Here’s How Current Bitcoin Capitulation Compares With Past Crashes
On-chain data shows that Bitcoin short-term holders are depositing 0.82% of their supply to exchanges. Here’s how these inflows compare with past crashes.
Bitcoin Short-Term Holder Inflows Have Been Elevated Recently
The BTC market can be divided into two broad investor groups, one of which is the “short-term holder (STHs) cohort.” The STHs are investors who have been holding onto their coins since less than 155 days ago.
Generally, the Bitcoin holders belonging to this group are the weakest hands in the market, as they may easily sell at the sight of any sharp volatility or uncertainty in the market.
The opposite cohort is called the “long-term holder (LTH) group,” and it naturally includes all participants that have been carrying their BTC in their wallets since more than 155 days ago.
These LTHs usually hold for large stretches of times, and they are the diamond hands in the sector who need to be pushed a lot before they start panic selling their coins.
Recently, the Bitcoin market has observed the emergence of FUD in the market, as a result of the US Securities and Exchange Commission (SEC) suing cryptocurrency exchanges Binance and Coinbase.
The market has acted volatile in both directions, but overall the price of the asset has gone down since the volatility has arrived. Obviously, in times like these, the STHs would be the first ones to break.
In a new tweet, the on-chain analytics firm Glassnode has looked at the exchange inflow data of the STHs, to see how they are coping with the current situation.
The below chart shows the trend in the Bitcoin exchange inflow for these investors over the past year:
As you can see in the above graph, the Bitcoin exchange inflow for the STHs has been climbing recently and has now hit relatively high levels. The “exchange inflow” here refers to a metric that tracks the amount of the asset that these investors have been depositing into the wallets of centralized exchanges.
One of the main reasons why investors transfer their coins to these platforms is for selling-related purposes, so the exchange inflow data for these holders can provide us with hints about their current selling behavior.
In the context of the current discussion, a modified version of the exchange inflow is being used; one that measures the inflows in terms of the percentage of the total STH Bitcoin supply.
The STH exchange inflow has hit a value of 0.82% recently, meaning that these investors have recently been sending around 0.82% of their supply to these platforms.

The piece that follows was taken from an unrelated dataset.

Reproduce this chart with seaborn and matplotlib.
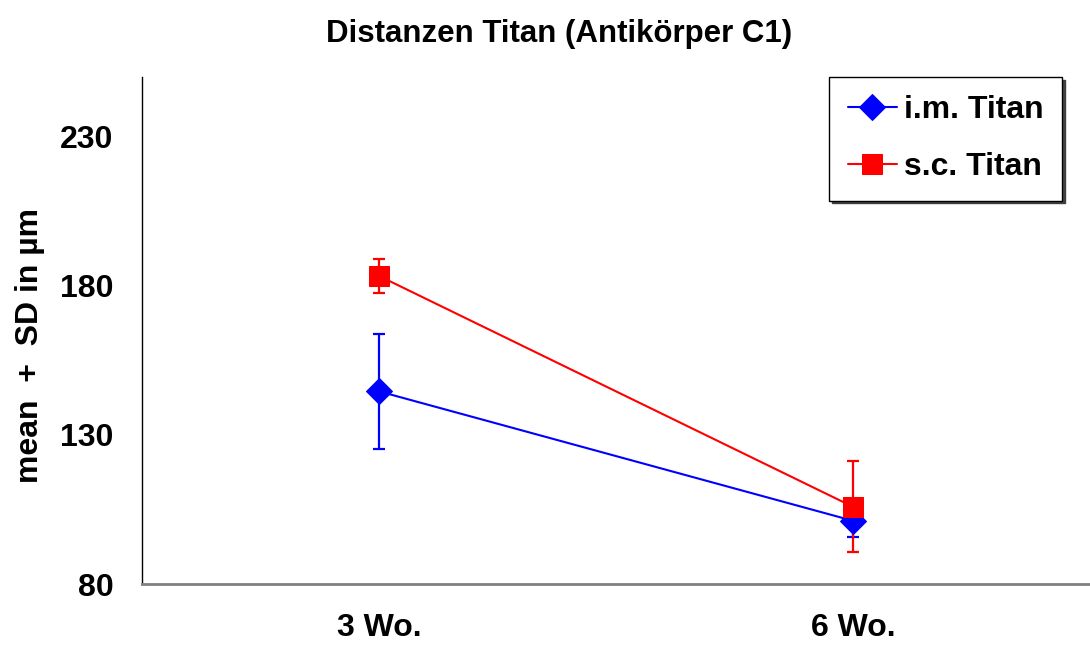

This is certainly not a small value, but when compared to other panic selling events in the past year, namely the LUNA collapse, the FTX crash, and the relief rally in March 2023 (all marked with red on the chart), the current inflows are still quite low.
This would mean that the latest uncertainty in the Bitcoin market hasn’t yet been enough to push the STHs into capitulating at levels similar to historical capitulation events.
At the time of writing, Bitcoin is trading around $26,600, down 2% in the last week.